A key tip for hosting remote meetings: keep a table of contents visible on the screen throughout the session. This will help you stay on track and save you time editing the video after the fact. Also, use video mute during breaks, so you don’t have to worry about background noise during the meeting.
Train new employees in product knowledge
Remote workers who have never seen your product in person are at a disadvantage regarding troubleshooting and debugging. Luckily, product training is much easier over the internet than in person, especially for complicated product demos.
You may want to consider creating a virtual product tour for new employees. This product training should be accessible anytime, anywhere, and can be revisited as often as necessary.
Product training should cover the following points:
- What problem your product solves
- Why it’s better than your competitors
- How your product works
- How your customers/clients use your product
Teach new employees about cyber security
New remote workers may be blissfully unaware of the risks they face while working remotely. As a manager, you need to ensure that your employees know how to minimize the cyber security threats they face and report suspicious activity if they encounter it.

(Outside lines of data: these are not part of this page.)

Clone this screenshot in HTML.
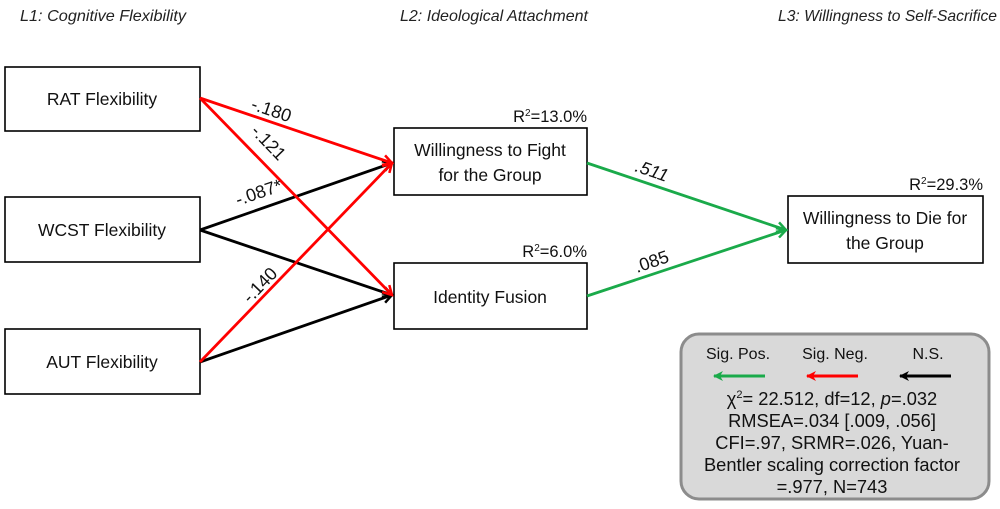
<!DOCTYPE html>
<html><head><meta charset="utf-8"><style>
html,body{margin:0;padding:0;background:#fff;}
svg{display:block;font-family:"Liberation Sans",Arial,sans-serif;}
</style></head><body>
<svg width="1000" height="509" viewBox="0 0 1000 509">
<defs>
<marker id="r" markerWidth="12" markerHeight="12" refX="10" refY="6" orient="auto" markerUnits="userSpaceOnUse"><path d="M1,1 L10,6 L1,11" fill="none" stroke="#f00" stroke-width="2.5"/></marker>
<marker id="k" markerWidth="12" markerHeight="12" refX="10" refY="6" orient="auto" markerUnits="userSpaceOnUse"><path d="M1,1 L10,6 L1,11" fill="none" stroke="#000" stroke-width="2.5"/></marker>
<marker id="g" markerWidth="12" markerHeight="12" refX="10" refY="6" orient="auto" markerUnits="userSpaceOnUse"><path d="M1,1 L10,6 L1,11" fill="none" stroke="#1aaa4a" stroke-width="2.5"/></marker>
<marker id="gf" markerWidth="12" markerHeight="12" refX="9" refY="5" orient="auto" markerUnits="userSpaceOnUse"><path d="M0,0 L10,5 L0,10 L3,5Z" fill="#1aaa4a"/></marker>
<marker id="rf" markerWidth="12" markerHeight="12" refX="9" refY="5" orient="auto" markerUnits="userSpaceOnUse"><path d="M0,0 L10,5 L0,10 L3,5Z" fill="#f00"/></marker>
<marker id="kf" markerWidth="12" markerHeight="12" refX="9" refY="5" orient="auto" markerUnits="userSpaceOnUse"><path d="M0,0 L10,5 L0,10 L3,5Z" fill="#000"/></marker>
</defs>
<g font-style="italic" font-size="16" fill="#222">
<text x="20" y="21" textLength="166" lengthAdjust="spacingAndGlyphs">L1: Cognitive Flexibility</text>
<text x="400" y="21" textLength="188" lengthAdjust="spacingAndGlyphs">L2: Ideological Attachment</text>
<text x="778" y="21" textLength="219" lengthAdjust="spacingAndGlyphs">L3: Willingness to Self-Sacrifice</text>
</g>
<g fill="#fff" stroke="#000" stroke-width="1.6">
<rect x="5" y="67" width="195" height="64"/>
<rect x="5" y="197" width="195" height="65"/>
<rect x="5" y="329" width="195" height="65"/>
<rect x="394" y="128" width="193" height="67"/>
<rect x="394" y="263" width="193" height="66"/>
<rect x="788" y="196" width="195" height="67"/>
</g>
<g font-size="17.5" fill="#111" text-anchor="middle">
<text x="102" y="105">RAT Flexibility</text>
<text x="102" y="236">WCST Flexibility</text>
<text x="102" y="368">AUT Flexibility</text>
<text x="490" y="156">Willingness to Fight</text>
<text x="490" y="181">for the Group</text>
<text x="490" y="303">Identity Fusion</text>
<text x="885" y="224">Willingness to Die for</text>
<text x="885" y="249">the Group</text>
</g>
<g font-size="16.5" fill="#111" text-anchor="end">
<text x="587" y="122">R<tspan font-size="10" dy="-6">2</tspan><tspan dy="6">=13.0%</tspan></text>
<text x="587" y="257">R<tspan font-size="10" dy="-6">2</tspan><tspan dy="6">=6.0%</tspan></text>
<text x="983" y="190">R<tspan font-size="10" dy="-6">2</tspan><tspan dy="6">=29.3%</tspan></text>
</g>
<g stroke-width="2.8" fill="none">
<line x1="200" y1="230" x2="392" y2="163" stroke="#000" marker-end="url(#k)"/>
<line x1="200" y1="230" x2="392" y2="295" stroke="#000" marker-end="url(#k)"/>
<line x1="200" y1="362" x2="392" y2="295" stroke="#000" marker-end="url(#k)"/>
<line x1="200" y1="98" x2="392" y2="163" stroke="#f00" marker-end="url(#r)"/>
<line x1="200" y1="98" x2="392" y2="295" stroke="#f00" marker-end="url(#r)"/>
<line x1="200" y1="362" x2="392" y2="163" stroke="#f00" marker-end="url(#r)"/>
<line x1="587" y1="163" x2="786" y2="230" stroke="#1aaa4a" marker-end="url(#g)"/>
<line x1="587" y1="296" x2="786" y2="230" stroke="#1aaa4a" marker-end="url(#g)"/>
</g>
<g font-size="18" fill="#111">
<text transform="translate(250,109) rotate(19)">-.180</text>
<text transform="translate(250,132) rotate(46)">-.121</text>
<text transform="translate(238,206) rotate(-19)">-.087*</text>
<text transform="translate(250,304) rotate(-46)">-.140</text>
<text transform="translate(634,171) rotate(19)" font-style="italic">.511</text>
<text transform="translate(637,273) rotate(-19)">.085</text>
</g>
<rect x="681" y="334" width="308" height="165" rx="18" fill="#d9d9d9" stroke="#8c8c8c" stroke-width="3"/>
<g font-size="16" fill="#111" text-anchor="middle">
<text x="738" y="359">Sig. Pos.</text>
<text x="835" y="359">Sig. Neg.</text>
<text x="928" y="359">N.S.</text>
</g>
<g stroke-width="3">
<line x1="765" y1="376" x2="714" y2="376" stroke="#1aaa4a" marker-end="url(#gf)"/>
<line x1="858" y1="376" x2="807" y2="376" stroke="#f00" marker-end="url(#rf)"/>
<line x1="951" y1="376" x2="900" y2="376" stroke="#000" marker-end="url(#kf)"/>
</g>
<g font-size="18.3" fill="#111" text-anchor="middle">
<text x="832" y="405">χ<tspan font-size="11" dy="-7">2</tspan><tspan dy="7">= 22.512, df=12, </tspan><tspan font-style="italic">p</tspan>=.032</text>
<text x="832" y="427">RMSEA=.034 [.009, .056]</text>
<text x="832" y="449">CFI=.97, SRMR=.026, Yuan-</text>
<text x="832" y="471">Bentler scaling correction factor</text>
<text x="832" y="493">=.977, N=743</text>
</g>
</svg>
</body></html>
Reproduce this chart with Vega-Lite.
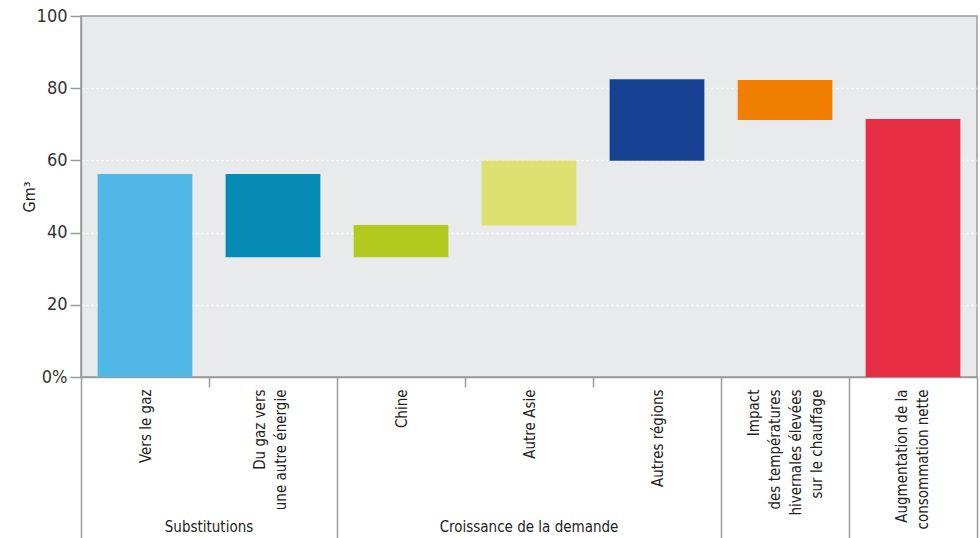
{
  "$schema": "https://vega.github.io/schema/vega-lite/v6.json",
  "width": 896,
  "height": 361,
  "autosize": {"type": "none"},
  "padding": {"left": 81, "top": 16, "right": 3, "bottom": 161},
  "background": "white",
  "config": {
    "font": "Liberation Sans Narrow, DejaVu Sans Condensed, sans-serif",
    "view": {"fill": "#e9eaec", "stroke": "#9a9a9a", "strokeWidth": 1.5}
  },
  "datasets": {
    "bars": [
      {"category": "Vers le gaz", "start": 0, "end": 56.2},
      {"category": "Du gaz vers une autre énergie", "start": 56.2, "end": 33.2},
      {"category": "Chine", "start": 33.2, "end": 42.1},
      {"category": "Autre Asie", "start": 42.0, "end": 60.0},
      {"category": "Autres régions", "start": 59.9, "end": 82.5},
      {"category": "Impact des températures hivernales élevées sur le chauffage", "start": 82.3, "end": 71.2},
      {"category": "Augmentation de la consommation nette", "start": 0, "end": 71.5}
    ],
    "groups": [
      {"group": "Substitutions", "anchor": "Du gaz vers une autre énergie"},
      {"group": "Croissance de la demande", "anchor": "Autre Asie"}
    ]
  },
  "layer": [
    {
      "data": {"name": "bars"},
      "mark": {"type": "bar", "width": {"band": 0.74}},
      "encoding": {
        "x": {
          "field": "category",
          "type": "nominal",
          "sort": null,
          "scale": {"paddingInner": 0, "paddingOuter": 0},
          "axis": {
            "title": null,
            "labelAngle": 270,
            "labelAlign": "right",
            "labelBaseline": "middle",
            "labelFontSize": 15,
            "labelColor": "#222222",
            "labelPadding": {"condition": {"test": "indexof(['Vers le gaz', 'Chine', 'Autre Asie'], datum.value) < 0", "value": -149}, "value": 2},
            "labelOffset": {"condition": [
              {"test": "datum.value == 'Du gaz vers une autre énergie'", "value": -14},
              {"test": "datum.value == 'Impact des températures hivernales élevées sur le chauffage'", "value": -32},
              {"test": "datum.value == 'Augmentation de la consommation nette'", "value": -12}
            ], "value": 0},
            "labelLineHeight": 21,
            "labelLimit": 300,
            "labelExpr": "datum.value == 'Du gaz vers une autre énergie' ? ['Du gaz vers', 'une autre énergie'] : datum.value == 'Impact des températures hivernales élevées sur le chauffage' ? ['Impact', 'des températures', 'hivernales élevées', 'sur le chauffage'] : datum.value == 'Augmentation de la consommation nette' ? ['Augmentation de la', 'consommation nette'] : datum.label",
            "tickBand": "extent",
            "tickColor": "#9a9a9a",
            "tickWidth": 1.5,
            "tickSize": {"condition": {"test": "indexof(['Vers le gaz', 'Chine', 'Autre Asie'], datum.value) < 0", "value": 161}, "value": 10},
            "domainColor": "#9a9a9a",
            "domainWidth": 1.5
          }
        },
        "y": {
          "field": "start",
          "type": "quantitative",
          "scale": {"domain": [0, 100]},
          "axis": {
            "title": "Gm³",
            "titleFontSize": 16,
            "titleFontWeight": "normal",
            "titleColor": "#222222",
            "titlePadding": -1,
            "values": [0, 20, 40, 60, 80, 100],
            "labelExpr": "datum.value == 0 ? '0%' : datum.label",
            "labelFontSize": 18,
            "labelColor": "#333333",
            "labelPadding": 3,
            "tickSize": 11,
            "tickColor": "#9a9a9a",
            "tickWidth": 1.5,
            "domainColor": "#9a9a9a",
            "domainWidth": 1.5,
            "grid": true,
            "gridColor": "#ffffff",
            "gridDash": [2, 3],
            "gridWidth": 1.5,
            "gridOpacity": {"condition": {"test": "datum.value == 0 || datum.value == 100", "value": 0}, "value": 1}
          }
        },
        "y2": {"field": "end"},
        "color": {
          "field": "category",
          "type": "nominal",
          "sort": null,
          "legend": null,
          "scale": {"range": ["#50b7e7", "#068bb6", "#b3cb1e", "#dde170", "#174293", "#f07f00", "#e72e44"]}
        }
      }
    },
    {
      "data": {"name": "groups"},
      "transform": [{"filter": "datum.group == 'Substitutions'"}],
      "mark": {"type": "text", "fontSize": 15, "color": "#222222", "align": "center", "baseline": "middle"},
      "encoding": {
        "x": {"field": "anchor", "type": "nominal", "sort": null, "bandPosition": 0},
        "y": {"datum": -41.5, "type": "quantitative"},
        "text": {"field": "group"}
      }
    },
    {
      "data": {"name": "groups"},
      "transform": [{"filter": "datum.group == 'Croissance de la demande'"}],
      "mark": {"type": "text", "fontSize": 15, "color": "#222222", "align": "center", "baseline": "middle"},
      "encoding": {
        "x": {"field": "anchor", "type": "nominal", "sort": null, "bandPosition": 0.5},
        "y": {"datum": -41.5, "type": "quantitative"},
        "text": {"field": "group"}
      }
    }
  ]
}
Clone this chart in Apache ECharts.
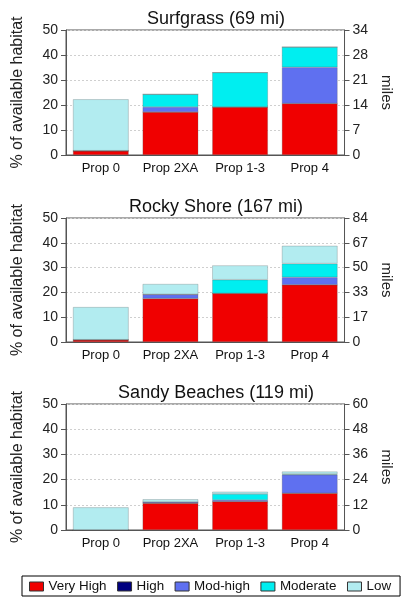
<!DOCTYPE html>
<html><head><meta charset="utf-8">
<script src="https://cdn.jsdelivr.net/npm/echarts@6/dist/echarts.min.js"></script>
<style>html,body{margin:0;padding:0;background:#fff}#c{width:402px;height:598px}</style>
</head><body><div id="c"></div>
<script>
const categories = ['Prop 0', 'Prop 2XA', 'Prop 1-3', 'Prop 4'];
const levels = ['Very High', 'High', 'Mod-high', 'Moderate', 'Low'];
const titles = ['Surfgrass (69 mi)', 'Rocky Shore (167 mi)', 'Sandy Beaches (119 mi)'];
const leftTicks = ['0', '10', '20', '30', '40', '50'];
const surfMiles = ['0', '7', '14', '21', '28', '34'];
const rockyMiles = ['0', '17', '33', '50', '67', '84'];
const sandyMiles = ['0', '12', '24', '36', '48', '60'];

const surfVeryHigh = [1.7, 17.2, 19.2, 20.6];
const surfHigh = [0, 0, 0, 0];
const surfModHigh = [0, 2.0, 0, 14.5];
const surfModerate = [0, 5.1, 13.8, 8.1];
const surfLow = [20.6, 0, 0, 0];

const rockyVeryHigh = [0.9, 17.5, 19.6, 23.1];
const rockyHigh = [0, 0, 0, 0];
const rockyModHigh = [0, 1.7, 0, 3.0];
const rockyModerate = [0, 0, 5.5, 5.5];
const rockyLow = [13.2, 4.2, 5.8, 7.2];

const sandyVeryHigh = [0, 10.6, 11.3, 14.6];
const sandyHigh = [0, 0, 0, 0];
const sandyModHigh = [0, 0.5, 0.6, 7.3];
const sandyModerate = [0, 0, 2.4, 0.3];
const sandyLow = [9.0, 1.1, 0.9, 1.0];

const panels = [
  [surfVeryHigh, surfHigh, surfModHigh, surfModerate, surfLow],
  [rockyVeryHigh, rockyHigh, rockyModHigh, rockyModerate, rockyLow],
  [sandyVeryHigh, sandyHigh, sandyModHigh, sandyModerate, sandyLow]
];
const rightTicks = [surfMiles, rockyMiles, sandyMiles];
const colors = ['#f00000', '#000080', '#5f70f0', '#00eef0', '#b2ecf0'];

const gridTops = [30, 218, 404];
const gridHeights = [125, 124, 126];
const font = 'Liberation Sans, Arial, sans-serif';

const option = {
  animation: false,
  backgroundColor: '#fff',
  title: titles.map((t, i) => ({
    text: t, left: 211, textAlign: 'center', top: gridTops[i] - 25,
    textStyle: {fontFamily: font, fontSize: 18, fontWeight: 'normal', color: '#111'}
  })),
  legend: {
    data: levels, left: 22, top: 576, width: 378,
    orient: 'horizontal',
    borderColor: '#000', borderWidth: 1, borderRadius: 0,
    padding: [4, 9, 3, 7], itemGap: 10.5, itemWidth: 14, itemHeight: 9,
    icon: 'rect',
    itemStyle: {borderColor: '#333', borderWidth: 1},
    textStyle: {fontFamily: font, fontSize: 13.4, color: '#111'}
  },
  grid: gridTops.map((t, i) => ({
    left: 66, right: 45, top: t, height: gridHeights[i],
    show: true, borderColor: '#555', borderWidth: 1
  })),
  xAxis: gridTops.map((t, i) => ({
    type: 'category', gridIndex: i, data: categories,
    axisLine: {lineStyle: {color: '#555'}},
    axisTick: {alignWithLabel: true, length: 5, lineStyle: {color: '#555'}},
    axisLabel: {interval: 0, fontFamily: font, fontSize: 13, color: '#111', margin: 7}
  })),
  yAxis: [],
  series: []
};

gridTops.forEach((t, i) => {
  option.yAxis.push({
    type: 'value', gridIndex: i, min: 0, max: 50, interval: 10, position: 'left',
    name: '% of available habitat', nameLocation: 'middle', nameRotate: 90, nameGap: 40,
    nameTextStyle: {fontFamily: font, fontSize: 16, color: '#222'},
    axisLine: {show: true, lineStyle: {color: '#555'}},
    axisTick: {show: true, length: 5, lineStyle: {color: '#555'}},
    axisLabel: {fontFamily: font, fontSize: 14, color: '#222', margin: 8,
      formatter: v => leftTicks[Math.round(v / 10)]},
    splitLine: {show: true, lineStyle: {color: '#cfcfcf', type: [2, 2], width: 1}}
  });
  option.yAxis.push({
    type: 'value', gridIndex: i, min: 0, max: 50, interval: 10, position: 'right',
    name: 'miles', nameLocation: 'middle', nameRotate: -90, nameGap: 34,
    nameTextStyle: {fontFamily: font, fontSize: 15, color: '#222'},
    axisLine: {show: true, lineStyle: {color: '#555'}},
    axisTick: {show: true, length: 5, lineStyle: {color: '#555'}},
    axisLabel: {fontFamily: font, fontSize: 14, color: '#222', margin: 8,
      formatter: v => rightTicks[i][Math.round(v / 10)]},
    splitLine: {show: false}
  });
  levels.forEach((lv, k) => {
    option.series.push({
      name: lv, type: 'bar', stack: 'p' + i,
      xAxisIndex: i, yAxisIndex: 2 * i,
      data: panels[i][k],
      barWidth: '80%',
      itemStyle: {color: colors[k], borderColor: 'rgba(90,90,90,0.45)', borderWidth: 0.6}
    });
  });
});

const chart = echarts.init(document.getElementById('c'), null, {renderer: 'canvas'});
chart.setOption(option);
</script>
</body></html>
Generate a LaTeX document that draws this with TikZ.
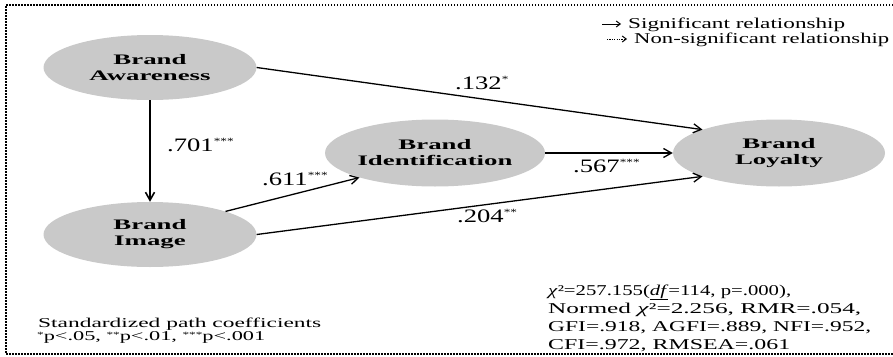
\documentclass[tikz,border=0pt]{standalone}
\usepackage{fontspec}
\usepackage{graphicx}
\setmainfont{Liberation Serif}
\newfontfamily\nodefont[FakeStretch=1.85]{Liberation Serif}
\newfontfamily\coeffont[FakeStretch=1.4]{Liberation Serif}
\usetikzlibrary{shapes.geometric,arrows.meta}
\definecolor{ellgray}{RGB}{201,201,201}
\newcommand{\cstars}[1]{\raisebox{7pt}{\fontsize{9.5}{9.5}\selectfont #1}}
\newcommand{\nstars}[1]{\raisebox{3pt}{\fontsize{8}{8}\selectfont #1}}
\newcommand{\fitw}[2]{\resizebox{#1}{\height}{#2}}
\begin{document}
\begin{tikzpicture}[x=1pt,y=-1pt,
  construct/.style={ellipse, fill=ellgray, inner sep=0pt, align=center,
    font=\nodefont\bfseries\fontsize{14.5}{16}\selectfont},
  pathline/.style={line width=1.3pt, -{Straight Barb[length=8pt,width=9pt]}},
  coef/.style={anchor=base west, inner sep=0pt, font=\coeffont\fontsize{19}{19}\selectfont},
  txt/.style={anchor=base west, inner sep=0pt, font=\fontsize{15}{18}\selectfont},
  note/.style={anchor=base west, inner sep=0pt, font=\fontsize{13.5}{13}\selectfont},
  frame/.style={line width=1.8pt, dash pattern=on 1.5pt off 1.5pt}
]
\useasboundingbox (0,0) rectangle (893,356);
\draw[frame] (893,5) -- (6,5) -- (6,354) -- (893,354);

\node[construct, minimum width=213pt, minimum height=65pt] (aw) at (150,67.5) {Brand\\Awareness};
\node[construct, minimum width=213pt, minimum height=65pt] (im) at (150,234.5) {Brand\\Image};
\node[construct, minimum width=220pt, minimum height=67pt] (id) at (435,153) {Brand\\Identification};
\node[construct, minimum width=212pt, minimum height=67pt] (loy) at (779,153) {Brand\\Loyalty};

\draw[pathline, line width=1.6pt] (aw.south) -- (im.north);
\draw[pathline] (aw.east) -- (loy.163);
\draw[pathline] (im.17) -- (id.198);
\draw[pathline] (im.east) -- (loy.197);
\draw[pathline] (id.east) -- (loy.west);

\node[coef] (c701) at (167,151) {.701\cstars{***}};
\node[coef] (c611) at (262,185) {.611\cstars{***}};
\node[coef] (c132) at (455,89) {.132\cstars{*}};
\node[coef] (c567) at (573,172) {.567\cstars{***}};
\node[coef] (c204) at (457,222) {.204\cstars{**}};

% legend
\coordinate (s1) at (602,24);
\coordinate (s2) at (621,24);
\coordinate (n1) at (607,39);
\coordinate (n2) at (627,39);
\draw[line width=1pt, -{Straight Barb[length=4pt,width=6pt]}] (s1) -- (s2);
\draw[line width=1pt, dash pattern=on 1.2pt off 1.2pt, -{Straight Barb[length=4pt,width=6pt]}] (n1) -- (n2);
\node[txt] (leg1) at (628,28) {\fitw{217pt}{Significant relationship}};
\node[txt] (leg2) at (634,43) {\fitw{255pt}{Non-significant relationship}};

% fit indices
\node[txt] (fit1) at (548,295) {\fitw{243pt}{\textit{χ}²=257.155(\underline{\textit{df}}=114, p=.000),}};
\node[txt] (fit2) at (548,313) {\fitw{313pt}{Normed \textit{χ}²=2.256, RMR=.054,}};
\node[txt] (fit3) at (548,331) {\fitw{323pt}{GFI=.918, AGFI=.889, NFI=.952,}};
\node[txt] (fit4) at (548,349) {\fitw{242pt}{CFI=.972, RMSEA=.061}};

% note
\node[note] (note1) at (38,327) {\fitw{283pt}{Standardized path coefficients}};
\node[note] (note2) at (37,340) {\fitw{228pt}{\nstars{*}p<.05, \nstars{**}p<.01, \nstars{***}p<.001}};
\end{tikzpicture}
\end{document}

This can be as simple as walking new employees through the threat landscape for their specific position or department. You may also want to include pointers on accessing your company’s cyber security resources and reporting suspicious activity.
There are plenty of online resources and companies that you can outsource for cyber security tips.
Set clear work-life balance expectations
Last but not least, you must set clear work-life balance expectations. Remote workers who feel they’re not trusted to manage their time correctly will lose motivation and enthusiasm much more quickly than face-to-face employees.
A few ways to set clear work-life balance expectations include but are not limited to:
- Creating a written policy on work-life balance.
- Including guidelines for acceptable use of company equipment and internet, expected hours of work per week, and how to request time off.
- Holding regular one-on-one meetings with each employee. Use these meetings to check in on work-life balance, offer support, and give feedback. Remote workers should have the same access to coaching and performance reviews as non-remote employees.
Remote working can reduce the barriers between home and work. By ensuring your expectations are clear, remote workers should feel they can rest and relax, returning to work the next day energized and productive.
Working from home can be a great experience for employees, but it comes with its own challenges. Managers need to recognize these challenges and be prepared to overcome them to ensure success for their employees.
Having a remote working policy in place, regularly meeting with employees, and providing them with proper product training and cybersecurity education will provide remote workers with the support they need to do their jobs effectively while feeling appreciated.